● DATA SEGMENT:
□ □ □ □ □ □ □
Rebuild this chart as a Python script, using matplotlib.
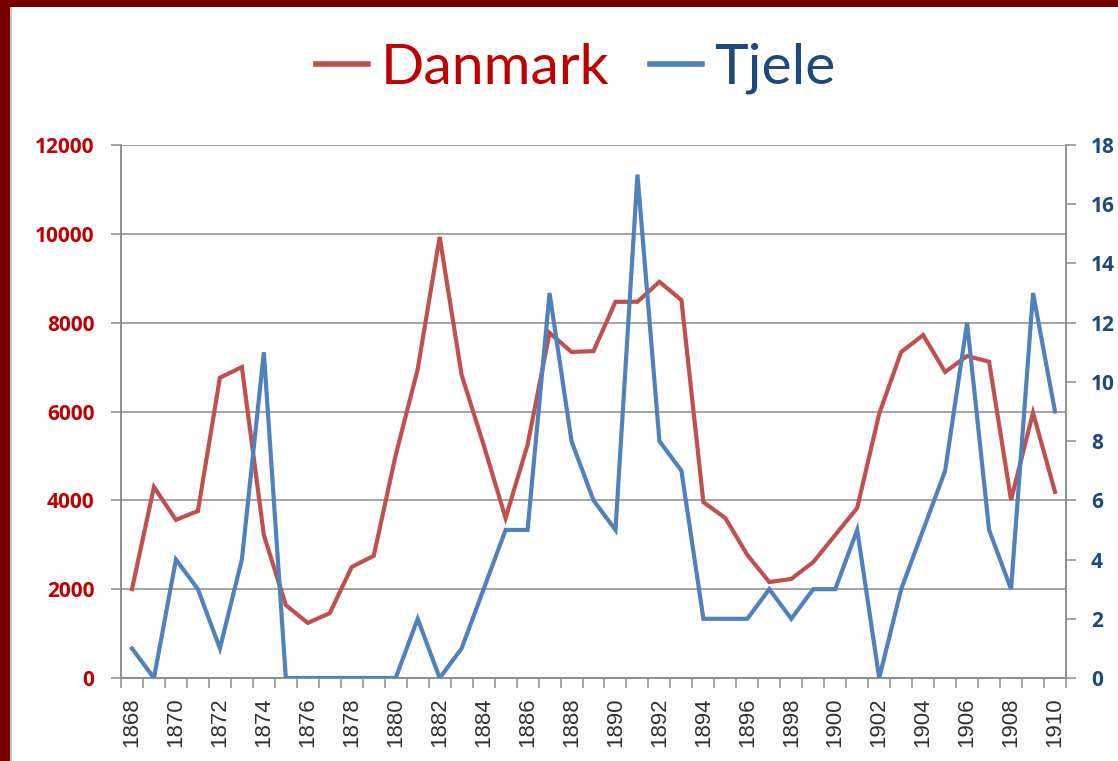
import matplotlib
matplotlib.use("Agg")
import matplotlib.pyplot as plt
from matplotlib.lines import Line2D
from matplotlib.patches import Rectangle
import numpy as np

years = list(range(1868, 1911))
danmark = [2000, 4300, 3560, 3760, 6760, 7000, 3220, 1640, 1240, 1460,
           2500, 2750, 5020, 6950, 9930, 6820, 5250, 3600, 5250, 7770,
           7340, 7360, 8470, 8470, 8920, 8510, 3960, 3600, 2770, 2160,
           2230, 2610, 3220, 3830, 5950, 7340, 7720, 6890, 7250, 7120,
           4010, 5970, 4190]
tjele = [1, 0, 4, 3, 1, 4, 11, 0, 0, 0,
         0, 0, 0, 2, 0, 1, 3, 5, 5, 13,
         8, 6, 5, 17, 8, 7, 2, 2, 2, 3,
         2, 3, 3, 5, 0, 3, 5, 7, 12, 5,
         3, 13, 9]
left_ticks = [0, 2000, 4000, 6000, 8000, 10000, 12000]
right_ticks = [0, 2, 4, 6, 8, 10, 12, 14, 16, 18]

RED = '#C0504D'
BLUE = '#4F81BD'
RED_TXT = '#C00000'
BLUE_TXT = '#1F497D'
GRID = '#8C8C8C'

W, H = 1118, 761
fig = plt.figure(figsize=(W / 100, H / 100), dpi=100)
fig.patch.set_facecolor('white')

# border
fig.patches.append(Rectangle((0, 0), 10 / W, 1, transform=fig.transFigure,
                             facecolor='#7A0000', edgecolor='none', zorder=0))
fig.patches.append(Rectangle((0, 1 - 7 / H), 1, 7 / H, transform=fig.transFigure,
                             facecolor='#7A0000', edgecolor='none', zorder=0))
fig.patches.append(Rectangle((10 / W, 0), 2 / W, 1 - 7 / H, transform=fig.transFigure,
                             facecolor='#C8C8C8', edgecolor='none', zorder=0))

left, right, top, bottom = 121, 1066, 145, 678
ax = fig.add_axes([left / W, 1 - bottom / H, (right - left) / W, (bottom - top) / H])
ax2 = ax.twinx()

x = np.arange(len(years))
ax.plot(x, danmark, color=RED, lw=3, solid_joinstyle='miter', zorder=3)
ax2.plot(x, tjele, color=BLUE, lw=3, solid_joinstyle='miter', zorder=3)

ax.set_xlim(-0.5, len(years) - 0.5)
ax.set_ylim(0, 12000)
ax2.set_ylim(0, 18)
ax.set_yticks(left_ticks)
ax2.set_yticks(right_ticks)
ax.yaxis.grid(True, color=GRID, lw=1.1)
ax.set_axisbelow(True)

major = x[::2]
ax.set_xticks(major)
ax.set_xticklabels([str(years[i]) for i in major], rotation=90,
                   fontsize=16, family='Liberation Sans', color='#303030')
ax.set_xticks(np.arange(-0.5, len(years), 1), minor=True)
ax.tick_params(axis='x', which='major', length=0, pad=14)
ax.tick_params(axis='x', which='minor', length=7, color=GRID, width=1.1)

for lab in ax.get_yticklabels():
    lab.set_fontfamily('Open Sans')
    lab.set_fontweight('bold')
    lab.set_fontsize(15)
    lab.set_color(RED_TXT)
ax.tick_params(axis='y', length=7, color=GRID, width=1.1, pad=12)
for lab in ax2.get_yticklabels():
    lab.set_fontfamily('Open Sans')
    lab.set_fontweight('bold')
    lab.set_fontsize(15)
    lab.set_color(BLUE_TXT)
ax2.tick_params(axis='y', length=7, color=GRID, width=1.1, pad=11)

for a in (ax, ax2):
    a.spines['top'].set_visible(False)
    for s in ('left', 'right', 'bottom'):
        a.spines[s].set_color(GRID)
        a.spines[s].set_linewidth(1.1)

handles = [Line2D([], [], color=RED, lw=4), Line2D([], [], color=BLUE, lw=4)]
leg = fig.legend(handles, ['Danmark', 'Tjele'], loc='center',
                 bbox_to_anchor=(0.515, 0.91), ncol=2, frameon=False,
                 prop={'family': 'Lato', 'size': 41}, handlelength=0.91,
                 handletextpad=0.21, columnspacing=0.72)
for t, c in zip(leg.get_texts(), [RED_TXT, BLUE_TXT]):
    t.set_color(c)

fig.savefig('out.png', dpi=100, facecolor='white')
□ □ □ □ □ □ □
● WHAT IS NEEDED:
Begin at the first line of the data above and repeat each line exactly, stopping after the line containing "import numpy as np". Omit the pictures.

● THE REPLY:
Rebuild this chart as a Python script, using matplotlib.
import matplotlib
matplotlib.use("Agg")
import matplotlib.pyplot as plt
from matplotlib.lines import Line2D
from matplotlib.patches import Rectangle
import numpy as np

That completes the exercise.